Nigeria's surging stablecoin use is pushing the limits of traditional monetary and regulatory frameworks, the International Monetary Fund warned, as $59 billion in crypto inflows reshapes how the country moves money across borders.
Nigeria's surging stablecoin use is pushing the limits of traditional monetary and regulatory frameworks, the International Monetary Fund warned, as $59 billion in crypto inflows reshapes how the country moves money across borders.

Stablecoin adoption in Nigeria is testing the limits of existing monetary and regulatory frameworks, the International Monetary Fund said, warning that widespread use of dollar-pegged digital assets risks a form of digital dollarization in Africa's largest economy.
"The rapid growth of stablecoins as a cross-border payment channel creates new opportunities for financial inclusion but also poses risks to monetary policy transmission and financial integrity," Axel Schimmelpfennig and Bo Zhao, economists at the IMF, wrote in a report titled "Stablecoins in Nigeria: A Growing Cross-Border Channel."
Nigeria received about $59 billion in crypto-asset inflows between July 2023 and June 2024, the report showed, making it the second-ranked country globally in the 2024 Chainalysis Global Crypto Adoption Index. The country has accounted for roughly 60% of all stablecoin inflows into sub-Saharan Africa since 2019, as households and small businesses increasingly turn to smartphones and digital wallets for international transfers that settle in minutes rather than days.
The IMF's warning signals that global financial watchdogs are closely monitoring stablecoin-driven dollarization in developing economies, where remittance costs averaging 9% in sub-Saharan Africa and domestic currency depreciation create powerful incentives for dollar-denominated alternatives. The report raises the prospect that widespread stablecoin use could weaken demand for the naira, complicating the central bank's ability to manage inflation and monetary conditions.

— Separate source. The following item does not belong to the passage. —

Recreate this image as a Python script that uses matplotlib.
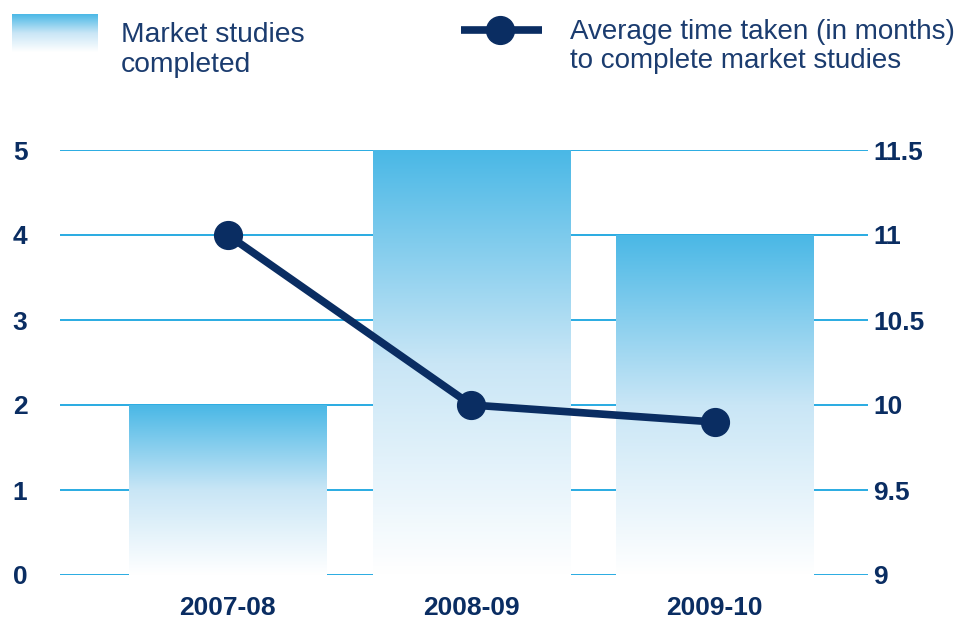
import numpy as np
import matplotlib
matplotlib.use('Agg')
from matplotlib import pyplot as plt
from matplotlib.colors import LinearSegmentedColormap

# Data
years = ['2007-08', '2008-09', '2009-10']
studies_completed = [2, 5, 4]
avg_months = [11, 10, 9.9]

left_ticks = [0, 1, 2, 3, 4, 5]
right_ticks = [9, 9.5, 10, 10.5, 11, 11.5]
right_tick_labels = ['9', '9.5', '10', '10.5', '11', '11.5']

# Colours
navy = '#0a2d62'
text_navy = '#1b3c6f'
grid_blue = '#29abe2'
bar_top = '#4ab8e6'

plt.rcParams['font.family'] = ['Liberation Sans', 'DejaVu Sans']

fig = plt.figure(figsize=(9.71, 6.18), dpi=100)
ax = fig.add_axes([60 / 971, 1 - 575 / 618, 808 / 971, 425 / 618])
ax2 = ax.twinx()

cmap = LinearSegmentedColormap.from_list('bar_grad', ['#ffffff', '#c9e6f6', bar_top])
grad = np.linspace(0, 1, 256).reshape(-1, 1)

x = np.arange(len(years))
bar_w = 0.81
bars = ax.bar(x, studies_completed, width=bar_w, color='none', zorder=2)
for b in bars:
    x0, y0 = b.get_x(), b.get_y()
    w, h = b.get_width(), b.get_height()
    im = ax.imshow(grad, extent=[x0, x0 + w, y0, y0 + h], origin='lower',
                   aspect='auto', cmap=cmap, zorder=2)
    im.set_clip_path(b)

# gridlines
for t in left_ticks:
    ax.axhline(t, color=grid_blue, lw=1.4, zorder=1)

ax.set_xlim(-0.69, 2.63)
ax.set_ylim(0, 5)
ax.set_yticks(left_ticks)
ax.set_xticks(x)
ax.set_xticklabels(years)

ax2.plot(x, avg_months, color=navy, lw=5.5, marker='o', markersize=20,
         solid_capstyle='butt', zorder=5)
ax2.set_ylim(9, 11.5)
ax2.set_yticks(right_ticks)
ax2.set_yticklabels(right_tick_labels)

for a in (ax, ax2):
    for s in a.spines.values():
        s.set_visible(False)
    a.tick_params(length=0, labelsize=19, labelcolor=navy)
    for lbl in a.get_xticklabels() + a.get_yticklabels():
        lbl.set_fontweight('bold')

ax.tick_params(axis='x', pad=15)
ax2.tick_params(axis='y', pad=4)
for lbl in ax.get_yticklabels():
    lbl.set_horizontalalignment('left')
ax.tick_params(axis='y', pad=34)

# Legend (manual)
leg_ax = fig.add_axes([0, 0, 1, 1], facecolor='none')
leg_ax.axis('off')
leg_ax.imshow(grad, extent=[12, 98, 52, 14], origin='lower', aspect='auto', cmap=cmap)
leg_ax.text(121, 72, 'Market studies\ncompleted', fontsize=20.3, color=text_navy,
            va='baseline', ha='left', linespacing=1.2)
leg_ax.plot([461, 542], [30, 30], color=navy, lw=5.5, solid_capstyle='butt')
leg_ax.plot([500], [30], marker='o', markersize=20, color=navy)
leg_ax.text(570, 68, 'Average time taken (in months)\nto complete market studies',
            fontsize=20, color=text_navy, va='baseline', ha='left', linespacing=1.15)
leg_ax.set_xlim(0, 971)
leg_ax.set_ylim(618, 0)

fig.savefig('out.png', dpi=100)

The IMF drew a direct parallel between stablecoin adoption and traditional dollarization, where residents hold foreign currency as a hedge against local currency instability. Nigeria's naira has faced persistent depreciation pressure, with inflation and foreign exchange shortages cited in the report as key drivers of stablecoin demand. Users have turned to dollar-linked tokens not only for remittances but also to pay foreign suppliers and protect savings from currency erosion.
The report noted that after the Central Bank of Nigeria restricted banks from servicing crypto exchanges in 2021, activity migrated toward peer-to-peer platforms with weaker regulatory oversight. This shift has made transaction monitoring more difficult, the IMF said, raising concerns about financial integrity and potential use for illicit financial flows.
The IMF's analysis carries implications beyond Nigeria. Other emerging markets with high remittance dependence, weak local currencies, and limited banking access face similar dynamics. The fund said stablecoins could improve trade efficiency and financial inclusion but warned that widespread dollar-denominated digital asset use might reduce demand for local currency, weakening monetary policy transmission.
The report did not prescribe specific policy responses but highlighted the need for regulatory frameworks that address stablecoin reserves, consumer protections, and cross-border monitoring standards. The IMF noted that some digital platforms may not provide the same oversight as traditional banks, creating gaps in anti-money laundering and counter-terrorism financing controls.
This article is for informational purposes only and does not constitute investment advice.